Copy out the data exactly, leaving the pictures behind.

——

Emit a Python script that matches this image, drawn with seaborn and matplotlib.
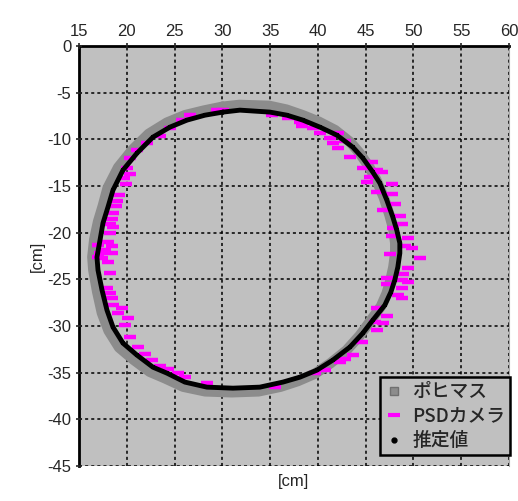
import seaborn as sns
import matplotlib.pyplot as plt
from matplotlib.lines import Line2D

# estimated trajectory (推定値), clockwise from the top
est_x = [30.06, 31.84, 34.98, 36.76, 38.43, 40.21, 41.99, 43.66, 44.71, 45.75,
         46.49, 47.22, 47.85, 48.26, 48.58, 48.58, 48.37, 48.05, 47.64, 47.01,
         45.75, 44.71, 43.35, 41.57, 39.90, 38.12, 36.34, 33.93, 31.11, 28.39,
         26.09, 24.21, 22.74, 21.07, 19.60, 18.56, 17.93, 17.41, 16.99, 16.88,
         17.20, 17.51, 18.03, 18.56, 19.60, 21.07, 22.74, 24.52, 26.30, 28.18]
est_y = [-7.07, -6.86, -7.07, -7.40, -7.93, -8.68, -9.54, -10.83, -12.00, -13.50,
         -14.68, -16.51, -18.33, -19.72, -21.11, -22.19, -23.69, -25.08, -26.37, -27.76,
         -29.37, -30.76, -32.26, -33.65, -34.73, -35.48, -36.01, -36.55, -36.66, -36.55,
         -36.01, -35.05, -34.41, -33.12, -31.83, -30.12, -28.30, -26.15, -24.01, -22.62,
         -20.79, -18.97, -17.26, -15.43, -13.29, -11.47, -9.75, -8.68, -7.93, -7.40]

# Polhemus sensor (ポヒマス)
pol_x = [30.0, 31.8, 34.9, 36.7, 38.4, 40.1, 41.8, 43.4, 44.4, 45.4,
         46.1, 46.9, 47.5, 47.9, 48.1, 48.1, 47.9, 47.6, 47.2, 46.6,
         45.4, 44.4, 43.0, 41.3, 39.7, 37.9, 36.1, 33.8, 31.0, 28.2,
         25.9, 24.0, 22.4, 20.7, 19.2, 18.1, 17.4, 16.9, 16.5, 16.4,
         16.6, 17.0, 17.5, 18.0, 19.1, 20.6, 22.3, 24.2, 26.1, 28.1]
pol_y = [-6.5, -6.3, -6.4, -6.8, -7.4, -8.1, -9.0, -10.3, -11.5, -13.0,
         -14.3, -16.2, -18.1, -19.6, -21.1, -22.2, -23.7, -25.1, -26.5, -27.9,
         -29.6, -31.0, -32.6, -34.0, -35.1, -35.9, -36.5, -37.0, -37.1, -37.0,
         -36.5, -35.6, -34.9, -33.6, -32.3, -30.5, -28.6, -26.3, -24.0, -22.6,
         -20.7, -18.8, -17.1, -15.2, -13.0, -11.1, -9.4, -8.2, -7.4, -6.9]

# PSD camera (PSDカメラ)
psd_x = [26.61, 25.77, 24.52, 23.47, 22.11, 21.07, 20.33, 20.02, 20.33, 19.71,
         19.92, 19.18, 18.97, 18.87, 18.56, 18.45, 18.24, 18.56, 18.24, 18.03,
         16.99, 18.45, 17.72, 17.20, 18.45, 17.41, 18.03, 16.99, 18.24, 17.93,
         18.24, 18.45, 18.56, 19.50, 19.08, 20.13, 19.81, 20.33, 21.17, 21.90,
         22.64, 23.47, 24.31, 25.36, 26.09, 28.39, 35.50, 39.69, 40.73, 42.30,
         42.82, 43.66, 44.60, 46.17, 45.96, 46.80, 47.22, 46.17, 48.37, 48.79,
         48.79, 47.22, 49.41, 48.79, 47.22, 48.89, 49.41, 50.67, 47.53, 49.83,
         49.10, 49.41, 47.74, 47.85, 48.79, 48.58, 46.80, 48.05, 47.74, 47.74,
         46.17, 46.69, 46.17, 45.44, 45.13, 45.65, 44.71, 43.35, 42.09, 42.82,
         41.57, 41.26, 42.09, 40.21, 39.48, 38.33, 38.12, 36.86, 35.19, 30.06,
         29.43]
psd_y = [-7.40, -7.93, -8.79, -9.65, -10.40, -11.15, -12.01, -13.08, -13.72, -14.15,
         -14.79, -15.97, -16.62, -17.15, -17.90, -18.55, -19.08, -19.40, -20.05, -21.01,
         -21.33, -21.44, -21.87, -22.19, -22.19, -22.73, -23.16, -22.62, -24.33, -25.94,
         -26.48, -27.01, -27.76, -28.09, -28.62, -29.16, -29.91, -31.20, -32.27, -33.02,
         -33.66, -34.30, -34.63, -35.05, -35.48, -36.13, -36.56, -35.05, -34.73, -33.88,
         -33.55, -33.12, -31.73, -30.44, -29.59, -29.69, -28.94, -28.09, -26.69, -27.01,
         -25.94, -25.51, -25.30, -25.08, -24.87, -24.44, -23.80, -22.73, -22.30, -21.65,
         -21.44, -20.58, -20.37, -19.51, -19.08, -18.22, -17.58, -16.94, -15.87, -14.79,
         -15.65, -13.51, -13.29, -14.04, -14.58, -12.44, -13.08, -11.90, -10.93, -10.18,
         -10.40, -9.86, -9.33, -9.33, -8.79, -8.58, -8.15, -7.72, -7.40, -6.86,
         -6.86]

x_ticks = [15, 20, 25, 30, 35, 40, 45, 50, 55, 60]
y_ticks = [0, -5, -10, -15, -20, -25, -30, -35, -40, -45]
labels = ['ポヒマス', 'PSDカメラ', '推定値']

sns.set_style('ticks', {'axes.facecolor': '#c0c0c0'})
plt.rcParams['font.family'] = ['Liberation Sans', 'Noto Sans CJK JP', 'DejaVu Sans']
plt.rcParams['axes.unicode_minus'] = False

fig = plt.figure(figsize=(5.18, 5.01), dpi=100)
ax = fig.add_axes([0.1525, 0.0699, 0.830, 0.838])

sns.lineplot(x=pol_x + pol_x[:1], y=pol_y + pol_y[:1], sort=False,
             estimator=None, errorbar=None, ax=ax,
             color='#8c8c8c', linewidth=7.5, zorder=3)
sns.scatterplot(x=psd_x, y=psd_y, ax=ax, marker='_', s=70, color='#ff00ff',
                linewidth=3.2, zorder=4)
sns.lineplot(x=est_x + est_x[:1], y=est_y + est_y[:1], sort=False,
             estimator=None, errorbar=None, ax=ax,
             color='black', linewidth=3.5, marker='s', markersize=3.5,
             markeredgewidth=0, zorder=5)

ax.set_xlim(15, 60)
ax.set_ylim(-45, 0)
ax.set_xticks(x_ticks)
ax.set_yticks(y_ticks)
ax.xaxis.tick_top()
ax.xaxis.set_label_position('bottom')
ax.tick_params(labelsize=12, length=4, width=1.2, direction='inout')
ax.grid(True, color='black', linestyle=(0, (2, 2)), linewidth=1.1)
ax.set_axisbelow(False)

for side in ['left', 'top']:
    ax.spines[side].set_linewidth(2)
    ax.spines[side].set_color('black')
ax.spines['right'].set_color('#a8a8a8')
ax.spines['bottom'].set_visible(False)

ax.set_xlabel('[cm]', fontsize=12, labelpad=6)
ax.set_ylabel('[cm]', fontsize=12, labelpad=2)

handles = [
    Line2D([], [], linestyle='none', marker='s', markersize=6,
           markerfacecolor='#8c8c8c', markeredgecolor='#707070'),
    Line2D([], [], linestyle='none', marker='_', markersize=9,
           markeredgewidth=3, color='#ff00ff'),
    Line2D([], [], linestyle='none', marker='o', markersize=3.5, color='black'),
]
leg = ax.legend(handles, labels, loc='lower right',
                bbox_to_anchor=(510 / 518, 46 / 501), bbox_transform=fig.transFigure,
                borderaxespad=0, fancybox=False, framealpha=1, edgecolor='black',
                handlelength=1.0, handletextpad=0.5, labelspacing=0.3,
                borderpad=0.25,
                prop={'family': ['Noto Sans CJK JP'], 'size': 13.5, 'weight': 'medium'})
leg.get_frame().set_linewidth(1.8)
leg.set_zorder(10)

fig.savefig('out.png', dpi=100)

——

#### RESPONSE TO THE TASK
Emit a Python script that matches this image, drawn with seaborn and matplotlib.
import seaborn as sns
import matplotlib.pyplot as plt
from matplotlib.lines import Line2D

# estimated trajectory (推定値), clockwise from the top
est_x = [30.06, 31.84, 34.98, 36.76, 38.43, 40.21, 41.99, 43.66, 44.71, 45.75,
         46.49, 47.22, 47.85, 48.26, 48.58, 48.58, 48.37, 48.05, 47.64, 47.01,
         45.75, 44.71, 43.35, 41.57, 39.90, 38.12, 36.34, 33.93, 31.11, 28.39,
         26.09, 24.21, 22.74, 21.07, 19.60, 18.56, 17.93, 17.41, 16.99, 16.88,
         17.20, 17.51, 18.03, 18.56, 19.60, 21.07, 22.74, 24.52, 26.30, 28.18]
est_y = [-7.07, -6.86, -7.07, -7.40, -7.93, -8.68, -9.54, -10.83, -12.00, -13.50,
         -14.68, -16.51, -18.33, -19.72, -21.11, -22.19, -23.69, -25.08, -26.37, -27.76,
         -29.37, -30.76, -32.26, -33.65, -34.73, -35.48, -36.01, -36.55, -36.66, -36.55,
         -36.01, -35.05, -34.41, -33.12, -31.83, -30.12, -28.30, -26.15, -24.01, -22.62,
         -20.79, -18.97, -17.26, -15.43, -13.29, -11.47, -9.75, -8.68, -7.93, -7.40]

# Polhemus sensor (ポヒマス)
pol_x = [30.0, 31.8, 34.9, 36.7, 38.4, 40.1, 41.8, 43.4, 44.4, 45.4,
         46.1, 46.9, 47.5, 47.9, 48.1, 48.1, 47.9, 47.6, 47.2, 46.6,
         45.4, 44.4, 43.0, 41.3, 39.7, 37.9, 36.1, 33.8, 31.0, 28.2,
         25.9, 24.0, 22.4, 20.7, 19.2, 18.1, 17.4, 16.9, 16.5, 16.4,
         16.6, 17.0, 17.5, 18.0, 19.1, 20.6, 22.3, 24.2, 26.1, 28.1]
pol_y = [-6.5, -6.3, -6.4, -6.8, -7.4, -8.1, -9.0, -10.3, -11.5, -13.0,
         -14.3, -16.2, -18.1, -19.6, -21.1, -22.2, -23.7, -25.1, -26.5, -27.9,
         -29.6, -31.0, -32.6, -34.0, -35.1, -35.9, -36.5, -37.0, -37.1, -37.0,
         -36.5, -35.6, -34.9, -33.6, -32.3, -30.5, -28.6, -26.3, -24.0, -22.6,
         -20.7, -18.8, -17.1, -15.2, -13.0, -11.1, -9.4, -8.2, -7.4, -6.9]

# PSD camera (PSDカメラ)
psd_x = [26.61, 25.77, 24.52, 23.47, 22.11, 21.07, 20.33, 20.02, 20.33, 19.71,
         19.92, 19.18, 18.97, 18.87, 18.56, 18.45, 18.24, 18.56, 18.24, 18.03,
         16.99, 18.45, 17.72, 17.20, 18.45, 17.41, 18.03, 16.99, 18.24, 17.93,
         18.24, 18.45, 18.56, 19.50, 19.08, 20.13, 19.81, 20.33, 21.17, 21.90,
         22.64, 23.47, 24.31, 25.36, 26.09, 28.39, 35.50, 39.69, 40.73, 42.30,
         42.82, 43.66, 44.60, 46.17, 45.96, 46.80, 47.22, 46.17, 48.37, 48.79,
         48.79, 47.22, 49.41, 48.79, 47.22, 48.89, 49.41, 50.67, 47.53, 49.83,
         49.10, 49.41, 47.74, 47.85, 48.79, 48.58, 46.80, 48.05, 47.74, 47.74,
         46.17, 46.69, 46.17, 45.44, 45.13, 45.65, 44.71, 43.35, 42.09, 42.82,
         41.57, 41.26, 42.09, 40.21, 39.48, 38.33, 38.12, 36.86, 35.19, 30.06,
         29.43]
psd_y = [-7.40, -7.93, -8.79, -9.65, -10.40, -11.15, -12.01, -13.08, -13.72, -14.15,
         -14.79, -15.97, -16.62, -17.15, -17.90, -18.55, -19.08, -19.40, -20.05, -21.01,
         -21.33, -21.44, -21.87, -22.19, -22.19, -22.73, -23.16, -22.62, -24.33, -25.94,
         -26.48, -27.01, -27.76, -28.09, -28.62, -29.16, -29.91, -31.20, -32.27, -33.02,
         -33.66, -34.30, -34.63, -35.05, -35.48, -36.13, -36.56, -35.05, -34.73, -33.88,
         -33.55, -33.12, -31.73, -30.44, -29.59, -29.69, -28.94, -28.09, -26.69, -27.01,
         -25.94, -25.51, -25.30, -25.08, -24.87, -24.44, -23.80, -22.73, -22.30, -21.65,
         -21.44, -20.58, -20.37, -19.51, -19.08, -18.22, -17.58, -16.94, -15.87, -14.79,
         -15.65, -13.51, -13.29, -14.04, -14.58, -12.44, -13.08, -11.90, -10.93, -10.18,
         -10.40, -9.86, -9.33, -9.33, -8.79, -8.58, -8.15, -7.72, -7.40, -6.86,
         -6.86]

x_ticks = [15, 20, 25, 30, 35, 40, 45, 50, 55, 60]
y_ticks = [0, -5, -10, -15, -20, -25, -30, -35, -40, -45]
labels = ['ポヒマス', 'PSDカメラ', '推定値']

sns.set_style('ticks', {'axes.facecolor': '#c0c0c0'})
plt.rcParams['font.family'] = ['Liberation Sans', 'Noto Sans CJK JP', 'DejaVu Sans']
plt.rcParams['axes.unicode_minus'] = False

fig = plt.figure(figsize=(5.18, 5.01), dpi=100)
ax = fig.add_axes([0.1525, 0.0699, 0.830, 0.838])

sns.lineplot(x=pol_x + pol_x[:1], y=pol_y + pol_y[:1], sort=False,
             estimator=None, errorbar=None, ax=ax,
             color='#8c8c8c', linewidth=7.5, zorder=3)
sns.scatterplot(x=psd_x, y=psd_y, ax=ax, marker='_', s=70, color='#ff00ff',
                linewidth=3.2, zorder=4)
sns.lineplot(x=est_x + est_x[:1], y=est_y + est_y[:1], sort=False,
             estimator=None, errorbar=None, ax=ax,
             color='black', linewidth=3.5, marker='s', markersize=3.5,
             markeredgewidth=0, zorder=5)

ax.set_xlim(15, 60)
ax.set_ylim(-45, 0)
ax.set_xticks(x_ticks)
ax.set_yticks(y_ticks)
ax.xaxis.tick_top()
ax.xaxis.set_label_position('bottom')
ax.tick_params(labelsize=12, length=4, width=1.2, direction='inout')
ax.grid(True, color='black', linestyle=(0, (2, 2)), linewidth=1.1)
ax.set_axisbelow(False)

for side in ['left', 'top']:
    ax.spines[side].set_linewidth(2)
    ax.spines[side].set_color('black')
ax.spines['right'].set_color('#a8a8a8')
ax.spines['bottom'].set_visible(False)

ax.set_xlabel('[cm]', fontsize=12, labelpad=6)
ax.set_ylabel('[cm]', fontsize=12, labelpad=2)

handles = [
    Line2D([], [], linestyle='none', marker='s', markersize=6,
           markerfacecolor='#8c8c8c', markeredgecolor='#707070'),
    Line2D([], [], linestyle='none', marker='_', markersize=9,
           markeredgewidth=3, color='#ff00ff'),
    Line2D([], [], linestyle='none', marker='o', markersize=3.5, color='black'),
]
leg = ax.legend(handles, labels, loc='lower right',
                bbox_to_anchor=(510 / 518, 46 / 501), bbox_transform=fig.transFigure,
                borderaxespad=0, fancybox=False, framealpha=1, edgecolor='black',
                handlelength=1.0, handletextpad=0.5, labelspacing=0.3,
                borderpad=0.25,
                prop={'family': ['Noto Sans CJK JP'], 'size': 13.5, 'weight': 'medium'})
leg.get_frame().set_linewidth(1.8)
leg.set_zorder(10)

fig.savefig('out.png', dpi=100)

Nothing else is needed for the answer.